Liver chips, for example, have successfully detected drug toxicities that animal testing missed entirely, because rodent and dog livers process certain compounds differently than human livers do. In one case, a lung chip predicted that a specific antibody drug would cause dangerous inflammation in human lungs. When a modified, safer version of the drug was then tested in primates, the animals showed no lung inflammation, confirming what the chip had predicted. An intestine chip modeling radiation injury reproduced the same dose sensitivity seen in human patients, a response that differed from what animal models showed.
These technologies are not yet a complete replacement. The challenge is demonstrating that organ chips are consistently equal to or better than animal models across a wide range of diseases and drug types. But the trajectory is clear: human cell-based systems are increasingly outperforming animal models in predicting how people will actually respond to treatments. The FDA has begun developing roadmaps to reduce reliance on animal testing in preclinical safety studies, signaling a gradual shift in how new therapies will be evaluated in the coming years.
The Ethical Debate
Animal research remains one of the most contested areas in science. Supporters argue that animals, while deserving of good welfare, do not possess the same cognitive capabilities or full autonomy as humans, and therefore their use in research that saves human lives is justified. European and American law reflects this position, permitting animal research as long as welfare standards are met.

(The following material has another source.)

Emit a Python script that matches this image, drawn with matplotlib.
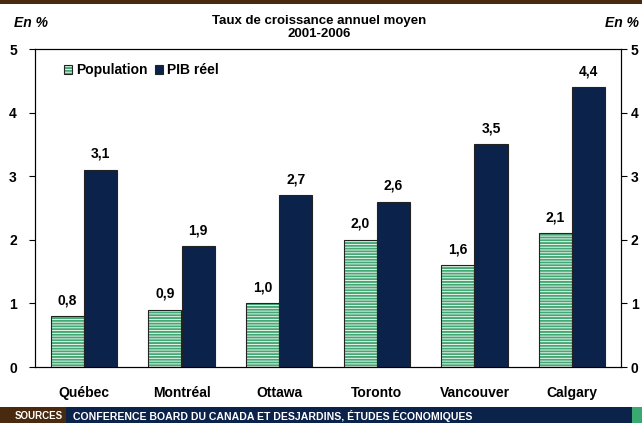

Opponents counter that the capacity to feel pain and experience pleasure is what matters morally, not cognitive ability. Since many animals clearly suffer and experience distress, assigning them a lower moral status is a form of prejudice, sometimes called “speciesism,” no different in principle from discrimination based on race or gender. Animal rights advocates argue that no being capable of suffering should be used as a tool for another’s benefit, regardless of the potential scientific gains.
Most modern regulatory frameworks try to occupy a middle ground: allowing animal research when no alternatives exist, but requiring that suffering be minimized and that the potential benefits clearly justify the costs. In practice, this means every proposed experiment must pass ethical review, and researchers must demonstrate that they have considered non-animal alternatives before using a living creature.